■ Aim: Return the listing below verbatim. Pictures do not belong in the copy.

**********

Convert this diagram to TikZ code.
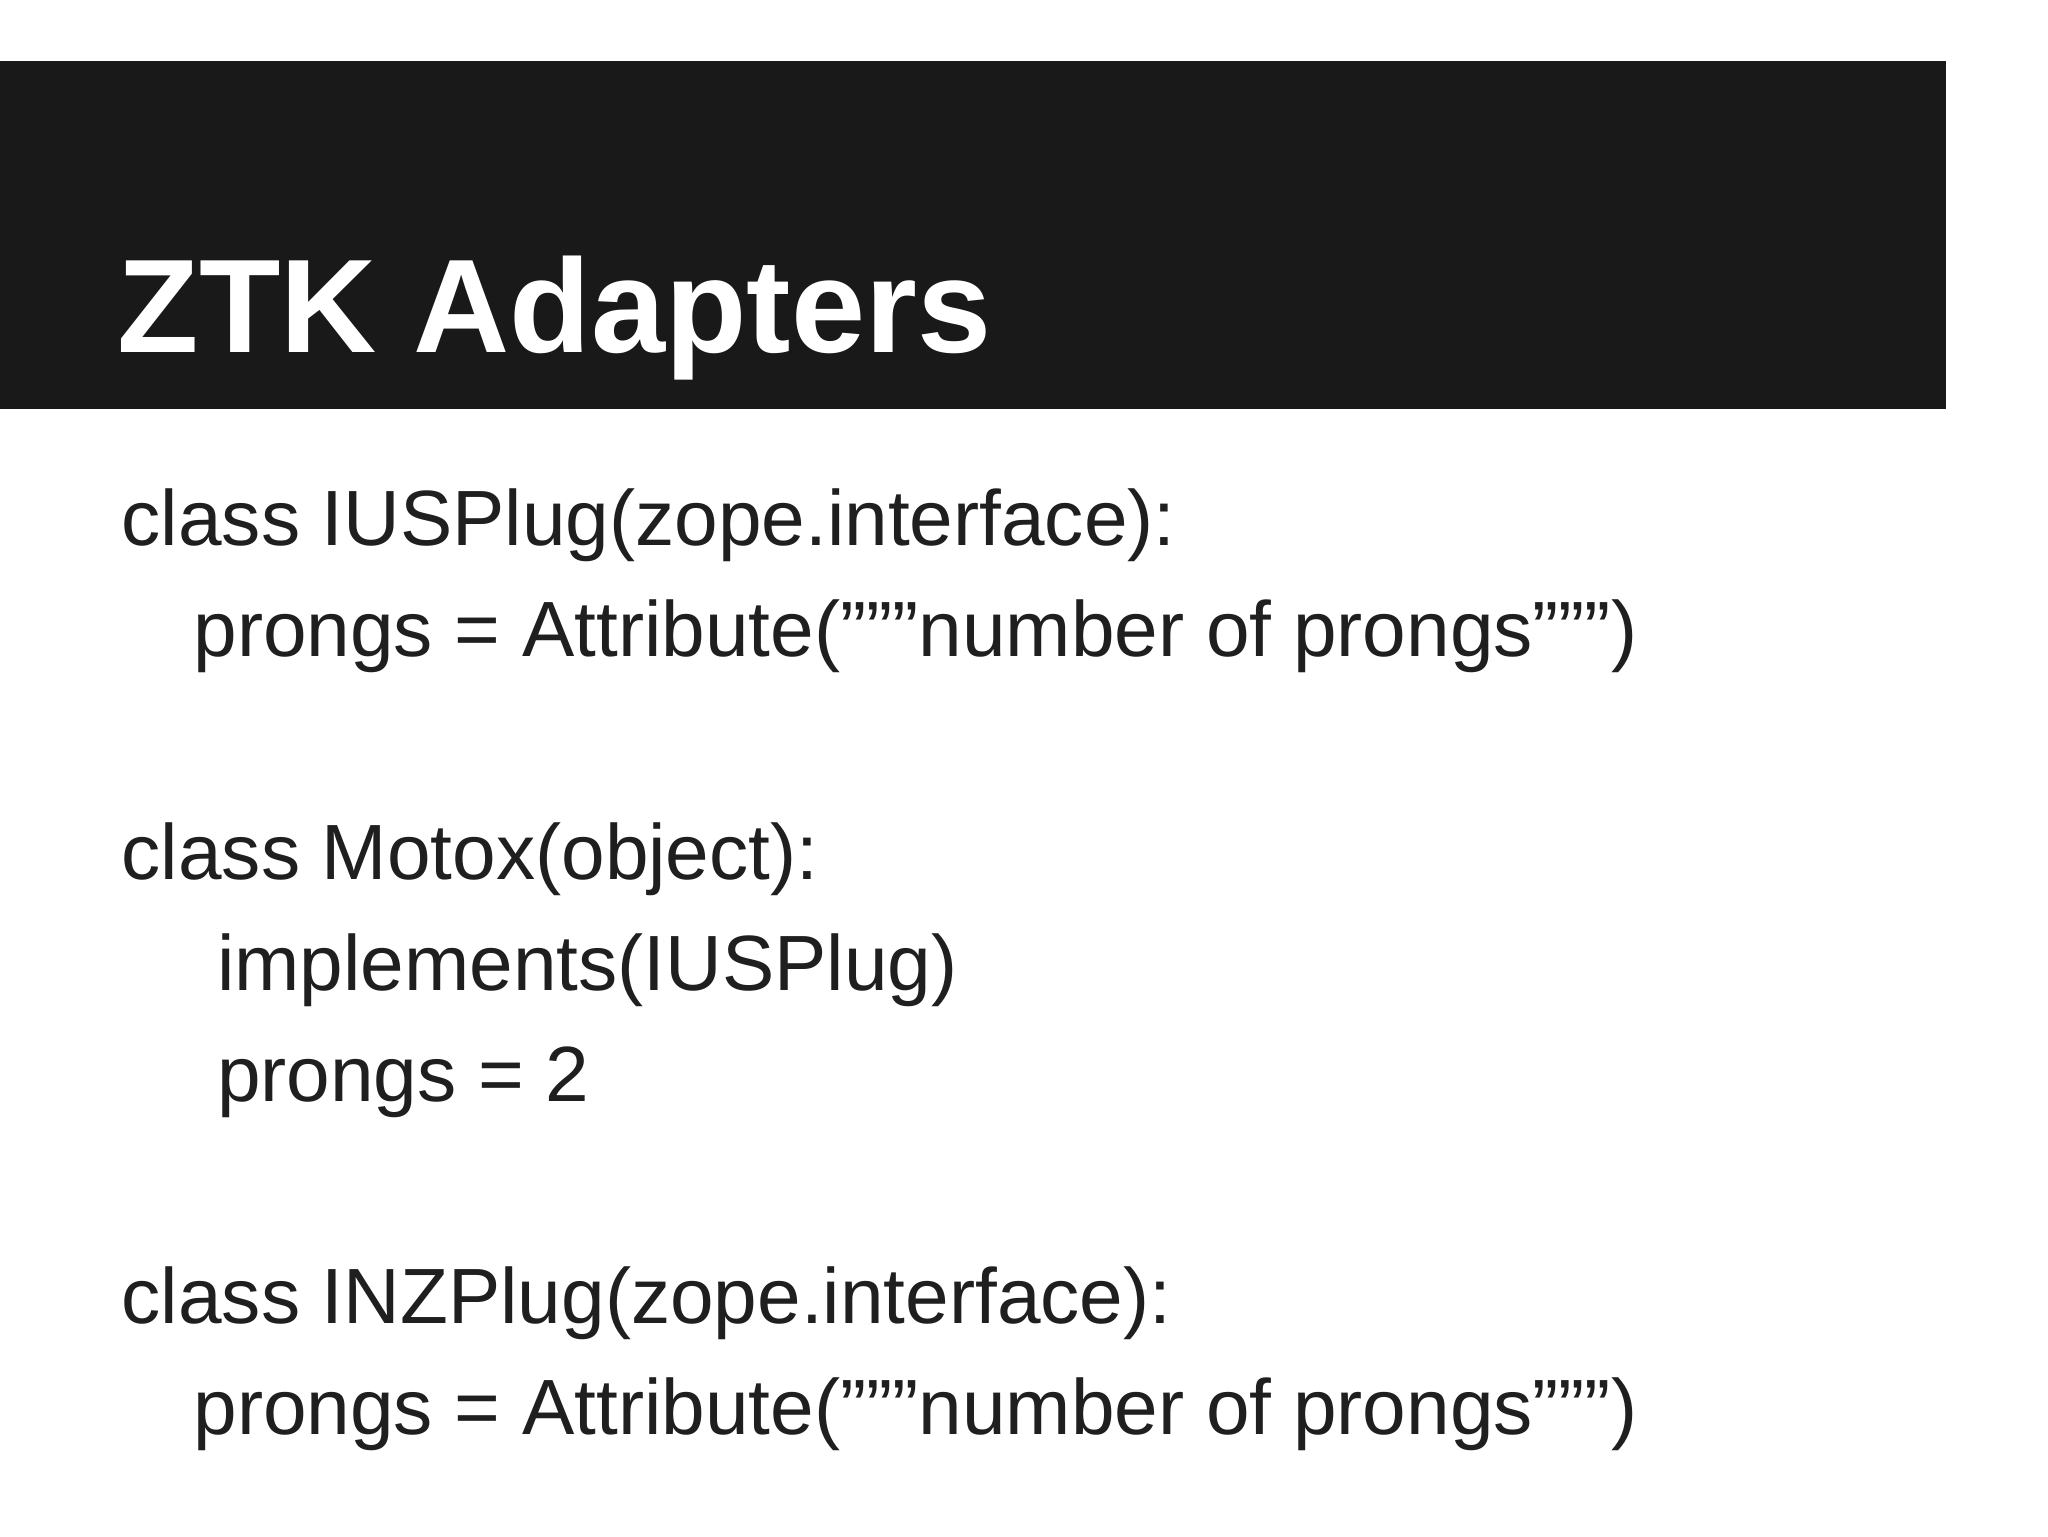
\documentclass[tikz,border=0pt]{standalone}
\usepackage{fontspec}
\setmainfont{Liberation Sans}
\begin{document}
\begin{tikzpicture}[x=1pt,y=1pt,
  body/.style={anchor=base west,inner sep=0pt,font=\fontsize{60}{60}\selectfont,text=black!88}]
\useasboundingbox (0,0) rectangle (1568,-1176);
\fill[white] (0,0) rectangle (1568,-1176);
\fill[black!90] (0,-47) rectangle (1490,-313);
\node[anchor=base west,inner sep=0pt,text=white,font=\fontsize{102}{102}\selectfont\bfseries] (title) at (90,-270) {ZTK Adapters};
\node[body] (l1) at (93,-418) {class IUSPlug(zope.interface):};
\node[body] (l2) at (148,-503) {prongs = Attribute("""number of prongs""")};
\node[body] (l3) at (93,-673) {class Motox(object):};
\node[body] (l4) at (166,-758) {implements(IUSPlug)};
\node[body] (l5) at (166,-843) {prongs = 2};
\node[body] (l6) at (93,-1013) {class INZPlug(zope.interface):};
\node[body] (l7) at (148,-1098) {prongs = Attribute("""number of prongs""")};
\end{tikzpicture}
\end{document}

**********

■ Solved exercise:
Convert this diagram to TikZ code.
\documentclass[tikz,border=0pt]{standalone}
\usepackage{fontspec}
\setmainfont{Liberation Sans}
\begin{document}
\begin{tikzpicture}[x=1pt,y=1pt,
  body/.style={anchor=base west,inner sep=0pt,font=\fontsize{60}{60}\selectfont,text=black!88}]
\useasboundingbox (0,0) rectangle (1568,-1176);
\fill[white] (0,0) rectangle (1568,-1176);
\fill[black!90] (0,-47) rectangle (1490,-313);
\node[anchor=base west,inner sep=0pt,text=white,font=\fontsize{102}{102}\selectfont\bfseries] (title) at (90,-270) {ZTK Adapters};
\node[body] (l1) at (93,-418) {class IUSPlug(zope.interface):};
\node[body] (l2) at (148,-503) {prongs = Attribute("""number of prongs""")};
\node[body] (l3) at (93,-673) {class Motox(object):};
\node[body] (l4) at (166,-758) {implements(IUSPlug)};
\node[body] (l5) at (166,-843) {prongs = 2};
\node[body] (l6) at (93,-1013) {class INZPlug(zope.interface):};
\node[body] (l7) at (148,-1098) {prongs = Attribute("""number of prongs""")};
\end{tikzpicture}
\end{document}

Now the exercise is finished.